El partido del Rey
España es un país maleducado e idiota, que discute en los bares y en el Parlamento con la misma densidad intelectual
Este es un país duro, hasta cuando habla de fútbol, o sobre todo cuando habla de fútbol, pues aunque no lo parezca el fútbol es un diapasón de nuestro grito. A favor, en contra; a favor ruidosamente, ruidosamente en contra. Siempre gritando a ver quién grita más, cómo gritamos hasta que se ensordezca el otro. Un país maleducado, como dice con frecuencia Javier Marías en sus artículos. Un país maleducado e idiota, por citar el último adjetivo usado aquí por el autor de Corazón tan blanco. Acostumbrado este país a mojar la pluma en vitriolo, a comerse la lengua, a gusto, despotricando del otro.
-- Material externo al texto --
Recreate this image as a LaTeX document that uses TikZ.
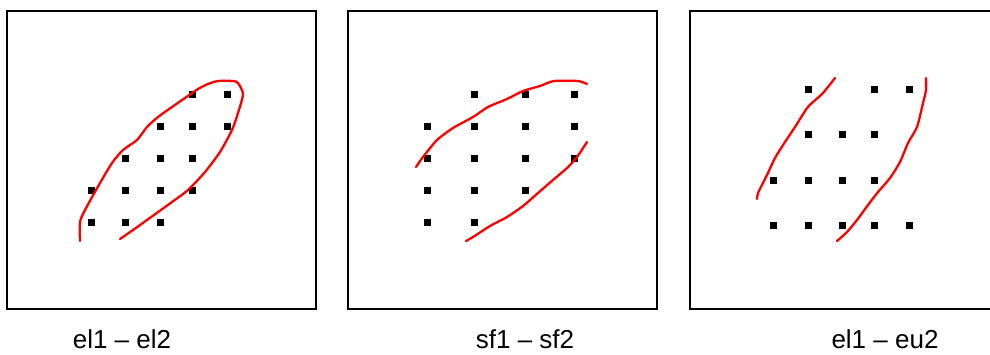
\documentclass[tikz,border=0pt]{standalone}
\usepackage{fontspec}
\setmainfont{Liberation Sans}
\begin{document}
\begin{tikzpicture}[x=1pt, y=-1pt,
    marco/.style={line width=2pt},
    curva/.style={red, line width=2.3pt, line cap=round, line join=round},
    etiqueta/.style={anchor=base, inner sep=0pt, font=\fontsize{26}{30}\selectfont}]
  \useasboundingbox (0,0) rectangle (990,354);
  % Marcos
  \draw[marco] (7,11) rectangle (316,309);
  \draw[marco] (348,11) rectangle (657,309);
  \draw[marco] (690,11) rectangle (1000,309);

  % Puntos el1 - el2
  \foreach \x/\y in {192/94, 227/94, 160/126, 192/126, 227/126,
                     125/158, 160/158, 192/158, 91/190, 125/190, 160/190, 192/190,
                     91/222, 125/222, 160/222}
    \fill (\x-3.5,\y-3.5) rectangle ++(7,7);
  % Puntos sf1 - sf2
  \foreach \x/\y in {474/94, 525/94, 574/94, 427/126, 474/126, 525/126, 574/126,
                     427/158, 474/158, 525/158, 574/158, 427/190, 474/190, 525/190,
                     427/222, 474/222}
    \fill (\x-3.5,\y-3.5) rectangle ++(7,7);
  % Puntos el1 - eu2
  \foreach \x/\y in {808/89, 874/89, 909/89, 808/134, 842/134, 874/134,
                     773/180, 808/180, 842/180, 874/180,
                     773/225, 808/225, 842/225, 874/225, 909/225}
    \fill (\x-3.5,\y-3.5) rectangle ++(7,7);

  % Curvas
  \draw[curva] plot[smooth, tension=0.4] coordinates {(80,241) (80,222) (85,210) (100,183)
    (112,163) (123,150) (137,140) (147,127) (158,117) (172,107) (185,98) (198,89) (208,84)
    (218,81) (233,81) (238,83) (243,94) (238,113) (232,130) (220,152) (205,172) (188,190)
    (172,202) (147,220) (133,230) (120,239)};
  \draw[curva] plot[smooth, tension=0.4] coordinates {(416,167) (423,157) (437,140) (453,128)
    (473,117) (488,107) (507,99) (523,91) (540,86) (554,81) (578,81) (587,84)};
  \draw[curva] plot[smooth, tension=0.4] coordinates {(587,142) (577,157) (567,168) (553,180)
    (538,193) (523,206) (507,217) (490,226) (473,237) (466,241)};
  \draw[curva] plot[smooth, tension=0.4] coordinates {(757,199) (758,193) (767,175) (775,158)
    (785,142) (795,127) (807,108) (813,102) (823,93) (835,78)};
  \draw[curva] plot[smooth, tension=0.4] coordinates {(926,78) (926,90) (923,103) (917,127)
    (908,143) (900,162) (890,178) (878,192) (868,205) (857,220) (847,232) (837,241)};

  % Etiquetas
  \node[etiqueta] (lab1) at (122,348) {el1 -- el2};
  \node[etiqueta] (lab2) at (525,348) {sf1 -- sf2};
  \node[etiqueta] (lab3) at (885,348) {el1 -- eu2};
\end{tikzpicture}
\end{document}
Un país idiota que discute en los bares y en el Parlamento con la misma densidad intelectual, con la misma pasión bobalicona, siempre diciendo que el otro es estúpido y que él, ella o los suyos son mejores. País de caverna y fanatismo que un día se arrojó a la cara el arma peor, la que mata. En lugar de hablar, un país que gruñe y hace soflamas, subido al pedestal de su propia mezquindad. Un país cuya frontera a veces es la sinrazón porque desprecia las luces y se arrincona en la sombra. País, que dice Forges.
Un país duro, maleducado e idiota. Qué lástima. Podría ser un país más culto, más respetuoso en las relaciones mutuas, pero ha elegido la brocha gorda hasta para hablar de las cosas serias. Hagan memoria de las monstruosas discusiones maleducadas que ha habido en los años últimos, por ejemplo, en torno al aborto, a los actores, a las personalidades públicas; fíjense en el insulto como una de las malas artes que ha prosperado en los atriles tanto como en los graderíos y en las redes que nos envuelven. Un taxista me dijo esta semana que el hecho de que un candidato hable de Kant le daba buenos presagios: “A lo mejor ahora hay más sensatez, más sosiego”, me dijo. Ojalá, le respondí; él me dijo que no se fiaba del todo del advenimiento del sosiego. “Aquí por nada salta una chispa”.
Y saltó, saltó la chispa, y lo ha hecho por el lado del fútbol. Fíjense lo que ha pasado: la competición que lleva el nombre del Rey llega a su fin; como rigen los cánones, ha de jugarse el partido decisivo, entre el Barça y el Athletic de Bilbao. La alternativa más adecuada para celebrar el encuentro, según los expertos e incluso según los que van a disputar tan importante contienda, es el estadio Santiago Bernabéu. Por lo que parece, a la entidad que debería acoger el partido, en este caso, no le viene bien esta ubicación, y hace manejar otras alternativas. Es aquí cuando ha empezado a encenagarse el campo, por lo que ahora voy a decir.
La controversia sobre ambos equipos, a los que se les adjudican determinadas características relativas a sus respectivos patriotismos, se ha servido en bandeja oscura: escucho los razonamientos (?) y entre ellos toma forma el viejo fantasma anticatalanista y antivasco que se desató en otras épocas y que ahora florece otra vez entre los patriotas acérrimos que no quieren ver ni en pintura a aquellos que no comparten sus ideas o sus pertenencias. Es una lástima. Es la Copa del Rey, por tanto el partido del Rey, y si este país tuviera una idea cabal de lo que significa su esencia constitucional no andaría poniéndole palos en la rueda a esta final y ya se habría decidido el sitio del encuentro, sin necesidad de abrir un melón podrido.